* [GOAL] Set down, exactly as written, the lines from the top of the data to the line that holds "const pw = W - M.l - M.r, ph = H - M.t - M.b;", and omit the pictures.

* [SUPPLIED DATA]
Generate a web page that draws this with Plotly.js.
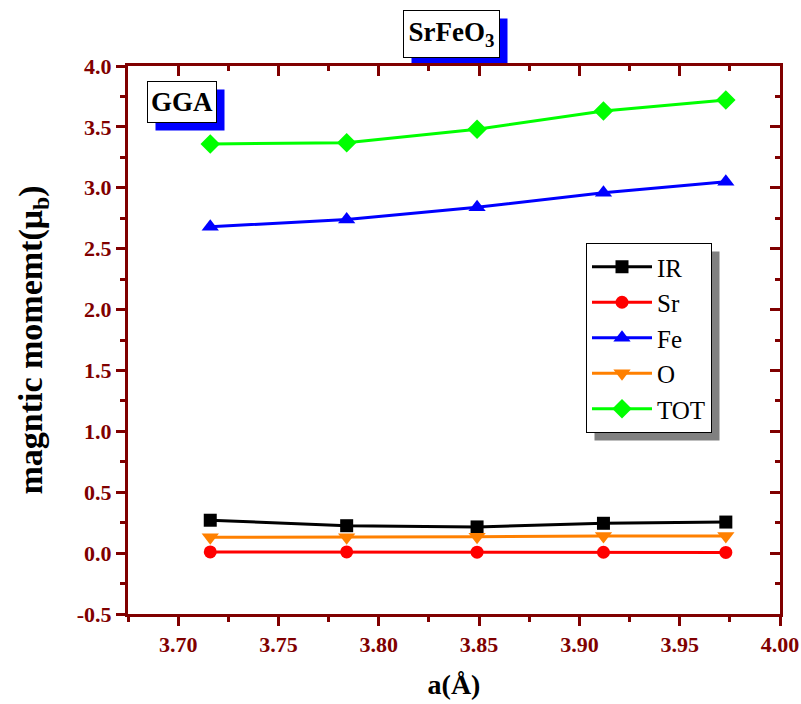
<!DOCTYPE html>
<html>
<head>
<meta charset="utf-8">
<script src="https://cdn.plot.ly/plotly-3.0.1.min.js"></script>
<style>html,body{margin:0;padding:0;background:#fff;}#chart{width:801px;height:704px;}</style>
</head>
<body>
<div id="chart"></div>
<script>
// Data
const latticeA = [3.716, 3.784, 3.849, 3.912, 3.973];
const seriesNames = ["IR", "Sr", "Fe", "O", "TOT"];
const momentIR  = [0.27, 0.225, 0.215, 0.245, 0.255];
const momentSr  = [0.01, 0.01, 0.008, 0.007, 0.006];
const momentFe  = [2.68, 2.74, 2.84, 2.96, 3.05];
const momentO   = [0.13, 0.13, 0.135, 0.14, 0.14];
const momentTOT = [3.36, 3.37, 3.48, 3.63, 3.72];
const xTicks = [3.70, 3.75, 3.80, 3.85, 3.90, 3.95, 4.00];
const yTicks = [-0.5, 0.0, 0.5, 1.0, 1.5, 2.0, 2.5, 3.0, 3.5, 4.0];

const seriesValues = [momentIR, momentSr, momentFe, momentO, momentTOT];
const colors = ["#000000", "#FF0000", "#0000FF", "#FF8000", "#00FF00"];
const symbols = ["square", "circle", "triangle-up", "triangle-down", "diamond"];
const sizes = [13, 13, 15, 15, 15];

const traces = seriesNames.map((n, i) => ({
  type: "scatter", mode: "lines+markers", name: n,
  x: latticeA, y: seriesValues[i],
  line: {color: colors[i], width: 3},
  marker: {color: colors[i], symbol: symbols[i], size: sizes[i]}
}));
traces.push({type: "scatter", x: [], y: [], xaxis: "x2", yaxis: "y2", showlegend: false, hoverinfo: "skip"});

const axisColor = "#800000";
const serif = "Liberation Serif, Times New Roman, serif";
const xRange = [3.675, 4.0];
const yRange = [-0.5, 4.0];
const M = {l: 128, r: 21, t: 66, b: 90};
const W = 801, H = 704;
const pw = W - M.l - M.r, ph = H - M.t - M.b;

const layout = {
  width: W, height: H,
  margin: M,
  paper_bgcolor: "#fff", plot_bgcolor: "#fff",
  showlegend: true,
  xaxis: {
    range: xRange, tickvals: xTicks, ticktext: xTicks.map(v => v.toFixed(2)),
    showgrid: false, zeroline: false, showline: true, linecolor: axisColor, linewidth: 3, mirror: true,
    ticks: "outside", ticklen: 9, tickwidth: 3, tickcolor: axisColor,
    minor: {dtick: 0.025, tick0: 3.7, ticks: "outside", ticklen: 5, tickwidth: 3, tickcolor: axisColor, showgrid: false},
    tickfont: {family: serif, size: 22, color: axisColor, weight: "bold"},
    title: {text: "<b>a(Å)</b>", font: {family: serif, size: 28, color: "#000"}, standoff: 18}
  },
  yaxis: {
    range: yRange, tickvals: yTicks, ticktext: yTicks.map(v => v.toFixed(1)),
    showgrid: false, zeroline: false, showline: true, linecolor: axisColor, linewidth: 3, mirror: true,
    ticks: "outside", ticklen: 9, tickwidth: 3, tickcolor: axisColor,
    minor: {dtick: 0.25, tick0: 0, ticks: "outside", ticklen: 5, tickwidth: 3, tickcolor: axisColor, showgrid: false},
    tickfont: {family: serif, size: 22, color: axisColor, weight: "bold"},
    title: {text: "<b>magntic momemt(μ<sub>b</sub>)</b>", font: {family: serif, size: 34, color: "#000"}, standoff: 24}
  },
  xaxis2: {
    overlaying: "x", side: "top", range: xRange, tickvals: xTicks, showticklabels: false,
    showgrid: false, zeroline: false, showline: false,
    ticks: "inside", ticklen: 10, tickwidth: 3, tickcolor: axisColor,
    minor: {dtick: 0.025, tick0: 3.7, ticks: "inside", ticklen: 5, tickwidth: 3, tickcolor: axisColor, showgrid: false}
  },
  yaxis2: {
    overlaying: "y", side: "right", range: yRange, tickvals: yTicks, showticklabels: false,
    showgrid: false, zeroline: false, showline: false,
    ticks: "inside", ticklen: 10, tickwidth: 3, tickcolor: axisColor,
    minor: {dtick: 0.25, tick0: 0, ticks: "inside", ticklen: 5, tickwidth: 3, tickcolor: axisColor, showgrid: false}
  },
  legend: {
    x: (586 - M.l) / pw, y: (H - M.b - 243) / ph, xanchor: "left", yanchor: "top",
    bgcolor: "#fff", bordercolor: "#000", borderwidth: 1,
    font: {family: serif, size: 25, color: "#000"},
    itemwidth: 60
  },
  shapes: [],
  annotations: [
    {xref: "paper", yref: "paper", x: (451 - M.l) / pw, y: (H - M.b - 34) / ph, xanchor: "center", yanchor: "middle",
     text: "<b>SrFeO<sub>3</sub></b>", showarrow: false, width: 95, height: 46,
     bgcolor: "#fff", bordercolor: "#000", borderwidth: 1, borderpad: 0,
     font: {family: serif, size: 27, color: "#000"}},
    {xref: "paper", yref: "paper", x: (182 - M.l) / pw, y: (H - M.b - 102) / ph, xanchor: "center", yanchor: "middle",
     text: "<b>GGA</b>", showarrow: false, width: 68, height: 40,
     bgcolor: "#fff", bordercolor: "#000", borderwidth: 1, borderpad: 0,
     font: {family: serif, size: 27, color: "#000"}}
  ]
};

function shadowFor(el, color) {
  const root = document.getElementById("chart").getBoundingClientRect();
  const r = el.getBoundingClientRect();
  const left = r.left - root.left + 8, right = r.right - root.left + 8;
  const top = r.top - root.top + 8, bottom = r.bottom - root.top + 8;
  return {type: "rect", xref: "paper", yref: "paper", layer: "below",
    x0: (left - M.l) / pw, x1: (right - M.l) / pw,
    y0: (H - M.b - bottom) / ph, y1: (H - M.b - top) / ph,
    fillcolor: color, line: {width: 0}};
}

Plotly.newPlot("chart", traces, layout, {displayModeBar: false, staticPlot: true}).then(gd => {
  const shapes = [];
  const leg = gd.querySelector(".legend .bg");
  if (leg) shapes.push(shadowFor(leg, "#808080"));
  const anns = gd.querySelectorAll(".annotation .bg");
  anns.forEach(a => shapes.push(shadowFor(a, "#0000FF")));
  return Plotly.relayout(gd, {shapes: shapes});
});
</script>
</body>
</html>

* [FINISHED TASK]
Generate a web page that draws this with Plotly.js.
<!DOCTYPE html>
<html>
<head>
<meta charset="utf-8">
<script src="https://cdn.plot.ly/plotly-3.0.1.min.js"></script>
<style>html,body{margin:0;padding:0;background:#fff;}#chart{width:801px;height:704px;}</style>
</head>
<body>
<div id="chart"></div>
<script>
// Data
const latticeA = [3.716, 3.784, 3.849, 3.912, 3.973];
const seriesNames = ["IR", "Sr", "Fe", "O", "TOT"];
const momentIR  = [0.27, 0.225, 0.215, 0.245, 0.255];
const momentSr  = [0.01, 0.01, 0.008, 0.007, 0.006];
const momentFe  = [2.68, 2.74, 2.84, 2.96, 3.05];
const momentO   = [0.13, 0.13, 0.135, 0.14, 0.14];
const momentTOT = [3.36, 3.37, 3.48, 3.63, 3.72];
const xTicks = [3.70, 3.75, 3.80, 3.85, 3.90, 3.95, 4.00];
const yTicks = [-0.5, 0.0, 0.5, 1.0, 1.5, 2.0, 2.5, 3.0, 3.5, 4.0];

const seriesValues = [momentIR, momentSr, momentFe, momentO, momentTOT];
const colors = ["#000000", "#FF0000", "#0000FF", "#FF8000", "#00FF00"];
const symbols = ["square", "circle", "triangle-up", "triangle-down", "diamond"];
const sizes = [13, 13, 15, 15, 15];

const traces = seriesNames.map((n, i) => ({
  type: "scatter", mode: "lines+markers", name: n,
  x: latticeA, y: seriesValues[i],
  line: {color: colors[i], width: 3},
  marker: {color: colors[i], symbol: symbols[i], size: sizes[i]}
}));
traces.push({type: "scatter", x: [], y: [], xaxis: "x2", yaxis: "y2", showlegend: false, hoverinfo: "skip"});

const axisColor = "#800000";
const serif = "Liberation Serif, Times New Roman, serif";
const xRange = [3.675, 4.0];
const yRange = [-0.5, 4.0];
const M = {l: 128, r: 21, t: 66, b: 90};
const W = 801, H = 704;
const pw = W - M.l - M.r, ph = H - M.t - M.b;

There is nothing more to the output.